What candidates usually need to confirm
How do recruiters search for candidates on LinkedIn?
They use search filters: job title, skills, location, and sometimes experience level. Profiles that contain those exact words rank highest. Using clear, standard job titles and listing relevant skills makes you far easier to find.
What should my LinkedIn headline say?
Your target role plus two or three key skills, for example "Data Analyst | SQL, Python, Power BI | Open to UK roles". Avoid vague or joke titles. Write it yourself rather than leaving the default job title.
Should I turn on "Open to work"?
Yes, it feeds your preferences directly into recruiter searches. If you are employed and discreet, choose the private setting so only recruiters see it, not your current employer or wider network.

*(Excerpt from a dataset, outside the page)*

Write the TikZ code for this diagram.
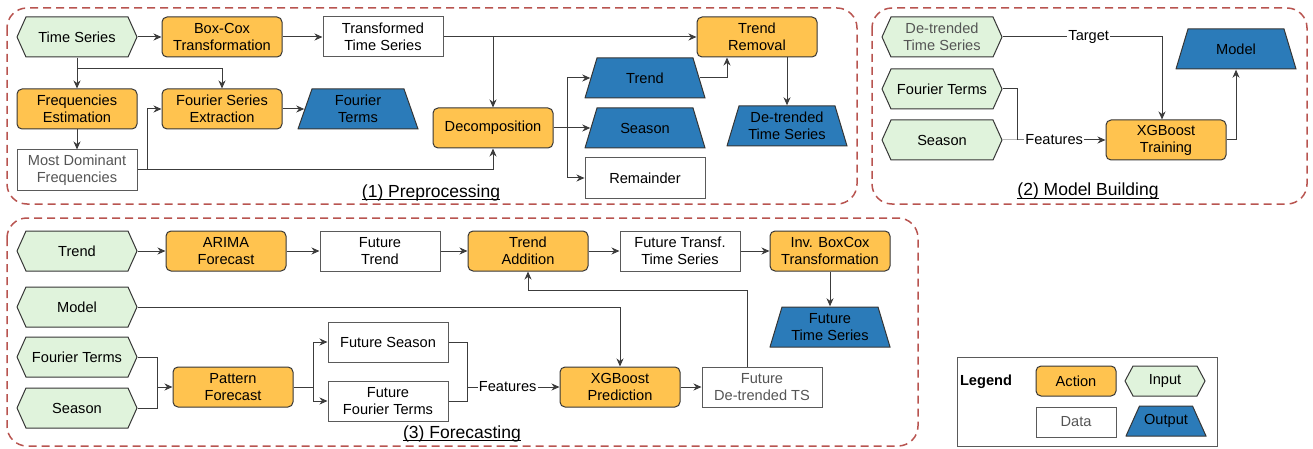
\documentclass[tikz,border=0pt]{standalone}
\usepackage{fontspec}
\setmainfont{Liberation Sans}
\usetikzlibrary{arrows.meta}
\definecolor{orF}{HTML}{FFC34F}
\definecolor{grF}{HTML}{E0F3DC}
\definecolor{blF}{HTML}{2B7BB9}
\definecolor{stC}{HTML}{363636}
\definecolor{daC}{HTML}{5A5A5A}
\definecolor{lnC}{HTML}{3C3C3C}
\definecolor{rdC}{HTML}{B85450}
\definecolor{txG}{HTML}{555555}
\tikzset{
  act/.style={rectangle, rounded corners=5pt, fill=orF, draw=stC, line width=1pt,
    minimum width=120pt, minimum height=40pt, inner sep=0pt, align=center},
  dat/.style={rectangle, fill=white, draw=daC, line width=1pt,
    minimum width=120pt, minimum height=40pt, inner sep=0pt, align=center},
  inp/.style={minimum width=121pt, minimum height=41pt, inner sep=0pt, align=center,
    path picture={\draw[fill=grF, draw=stC, line width=1pt]
      ([xshift=.5pt]path picture bounding box.west)
      -- ([xshift=#1,yshift=-.5pt]path picture bounding box.north west)
      -- ([xshift=-#1,yshift=-.5pt]path picture bounding box.north east)
      -- ([xshift=-.5pt]path picture bounding box.east)
      -- ([xshift=-#1,yshift=.5pt]path picture bounding box.south east)
      -- ([xshift=#1,yshift=.5pt]path picture bounding box.south west) -- cycle;}},
  inp/.default=9.5pt,
  outp/.style={minimum width=121pt, minimum height=41pt, inner sep=0pt, align=center,
    path picture={\draw[fill=blF, draw=stC, line width=1pt]
      ([xshift=.5pt,yshift=.5pt]path picture bounding box.south west)
      -- ([xshift=#1,yshift=-.5pt]path picture bounding box.north west)
      -- ([xshift=-#1,yshift=-.5pt]path picture bounding box.north east)
      -- ([xshift=-.5pt,yshift=.5pt]path picture bounding box.south east) -- cycle;}},
  outp/.default=12.5pt,
  ln/.style={draw=lnC, line width=1pt},
  arr/.style={draw=lnC, line width=1pt, -{Stealth[length=8pt,width=7pt,inset=2.5pt]}},
  lbl/.style={fill=white, inner sep=1pt, text=black},
  region/.style={draw=rdC, line width=1.5pt, rounded corners=20pt, dash pattern=on 8pt off 5pt},
  ttl/.style={font=\fontsize{17.5}{20}\selectfont, inner sep=0pt, anchor=base},
  ul/.style={draw=black, line width=0.8pt},
  gtxt/.style={text=txG}
}
\begin{document}
\begin{tikzpicture}[x=1pt,y=-1pt, font=\fontsize{14.6}{17}\selectfont]
\useasboundingbox (0,0) rectangle (1313,449);

% regions
\draw[region] (7,8) rectangle (857,204);
\draw[region] (872,8) rectangle (1307,204);
\draw[region] (7,218) rectangle (918,446);

% ---------- (1) Preprocessing ----------
\node[inp] (ts1) at (77,37) {Time Series};
\node[act] (boxcox) at (222,37) {Box-Cox\\Transformation};
\node[dat] (tts) at (383,37) {Transformed\\Time Series};
\node[act] (trendrem) at (757,37) {Trend\\Removal};
\node[act] (freq) at (77,109) {Frequencies\\Estimation};
\node[act] (fse) at (222,109) {Fourier Series\\Extraction};
\node[outp=14.5pt] (fterms1) at (358,109) {Fourier\\Terms};
\node[dat, gtxt] (mdf) at (77,170) {Most Dominant\\Frequencies};
\node[act] (decomp) at (493,128) {Decomposition};
\node[outp] (trend1) at (645,78) {Trend};
\node[outp] (season1) at (645,128) {Season};
\node[dat] (remainder) at (645,178) {Remainder};
\node[outp] (dtts1) at (787,126) {De-trended\\Time Series};

\coordinate (j7) at (77,69);
\coordinate (j8) at (147,170);
\coordinate (j9) at (567,128);
\draw[arr] (ts1.east) -- (boxcox.west);
\draw[arr] (boxcox.east) -- (tts.west);
\draw[arr] (tts.east) -- (trendrem.west);
\draw[arr] (tts.east -| decomp.north) -- (decomp.north);
\draw[arr] (ts1.south) -- (freq.north);
\draw[arr] (j7) -| (fse.north);
\draw[arr] (freq.south) -- (mdf.north);
\draw[arr] (mdf.east) -- (j8) |- (fse.west);
\draw[arr] (mdf.east) -| (decomp.south);
\draw[arr] (fse.east) -- ([xshift=7pt]fterms1.west);
\draw[arr] (decomp.east) -- ([xshift=6pt]season1.west);
\draw[arr] (j9) |- ([xshift=6pt]trend1.west);
\draw[arr] (j9) |- (remainder.west);
\draw[arr] ([xshift=-6pt]trend1.east) -| ([xshift=-30pt]trendrem.south);
\draw[arr] (trendrem.south -| dtts1.north) -- (dtts1.north);

\node[ttl] (lab1) at (431,197) {(1) Preprocessing};
\draw[ul] ([yshift=-2.5pt]lab1.base west) -- ([yshift=-2.5pt]lab1.base east);

% ---------- (2) Model Building ----------
\node[inp, gtxt] (dt2) at (942,37) {De-trended\\Time Series};
\node[inp] (ft2) at (942,89) {Fourier Terms};
\node[inp] (s2) at (942,140) {Season};
\node[act] (xgbt) at (1166,140) {XGBoost\\Training};
\node[outp] (model2) at (1236,49) {Model};

\coordinate (j2) at (1017,140);
\draw[arr] (dt2.east) -| node[lbl, pos=0.27] {Target} ([xshift=-4pt]xgbt.north);
\draw[ln] (ft2.east) -| (j2);
\draw[arr] (s2.east) -- (j2) -- node[lbl, pos=0.42] {Features} (xgbt.west);
\draw[arr] (xgbt.east) -| (model2.south);

\node[ttl] (lab2) at (1088,196) {(2) Model Building};
\draw[ul] ([yshift=-2.5pt]lab2.base west) -- ([yshift=-2.5pt]lab2.base east);

% ---------- (3) Forecasting ----------
\node[inp] (trend3) at (77,251) {Trend};
\node[act] (arima) at (226,251) {ARIMA\\Forecast};
\node[dat] (futtrend) at (380,251) {Future\\Trend};
\node[act] (trendadd) at (528,251) {Trend\\Addition};
\node[dat] (ftts) at (680,251) {Future Transf.\\Time Series};
\node[act] (invbc) at (830,251) {Inv. BoxCox\\Transformation};
\node[outp] (fts) at (830,327) {Future\\Time Series};
\node[inp] (model3) at (77,307) {Model};
\node[inp] (ft3) at (77,357) {Fourier Terms};
\node[inp] (s3) at (77,408) {Season};
\node[act] (pattern) at (233,387) {Pattern\\Forecast};
\node[dat] (fseason) at (388,342) {Future Season};
\node[dat] (ffterms) at (388,401) {Future\\Fourier Terms};
\node[act] (xgbp) at (620,387) {XGBoost\\Prediction};
\node[dat, gtxt] (fdts) at (762,387) {Future\\De-trended TS};

\coordinate (j3) at (157,387);
\coordinate (j4) at (313,387);
\coordinate (j5) at (467,387);
\coordinate (j6) at (747,290);
\draw[arr] (trend3.east) -- (arima.west);
\draw[arr] (arima.east) -- (futtrend.west);
\draw[arr] (futtrend.east) -- (trendadd.west);
\draw[arr] (trendadd.east) -- (ftts.west);
\draw[arr] (ftts.east) -- (invbc.west);
\draw[arr] (invbc.south) -- (fts.north);
\draw[arr] (model3.east) -| (xgbp.north);
\draw[ln] (ft3.east) -| (j3);
\draw[ln] (s3.east) -| (j3);
\draw[arr] (j3) -- (pattern.west);
\draw[arr] (pattern.east) -- (j4) |- (fseason.west);
\draw[arr] (j4) |- (ffterms.west);
\draw[ln] (fseason.east) -| (j5);
\draw[ln] (ffterms.east) -| (j5);
\draw[arr] (j5) -- node[lbl, pos=0.44] {Features} (xgbp.west);
\draw[arr] (xgbp.east) -- (fdts.west);
\draw[arr] ([xshift=-15pt]fdts.north) -- (j6) -| (trendadd.south);

\node[ttl] (lab3) at (462,438) {(3) Forecasting};
\draw[ul] ([yshift=-2.5pt]lab3.base west) -- ([yshift=-2.5pt]lab3.base east);

% ---------- Legend ----------
\draw[draw=daC, line width=1pt] (957,357) rectangle (1217,446);
\node[font=\fontsize{14.6}{17}\selectfont\bfseries] (leg) at (986,382) {Legend};
\node[act, minimum width=80pt, minimum height=30pt] (lact) at (1076,381) {Action};
\node[inp=8.5pt, minimum width=81pt, minimum height=31pt] (linp) at (1165,381) {Input};
\node[dat, gtxt, minimum width=80pt, minimum height=30pt] (ldat) at (1076,422) {Data};
\node[outp=14pt, minimum width=81pt, minimum height=31pt] (lout) at (1166,421) {Output};
\end{tikzpicture}
\end{document}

Should I mention visa sponsorship on my LinkedIn profile?
You can include a short, factual line such as "seeking an employer able to sponsor a Skilled Worker visa". Keep it neutral and never imply that a specific employer will sponsor you, as that depends on them and the rules.
How long should my About section be?
A few short paragraphs. Lead with your strongest, most relevant point, weave in the skills you want to be found for, include real results, and end with what you are open to. Keep it scannable.
Do I need to post on LinkedIn to get noticed?
It helps but is not essential. Occasional thoughtful comments or shares in your field keep you visible. A complete, keyword-clear profile matters more than frequent posting for being found in recruiter searches.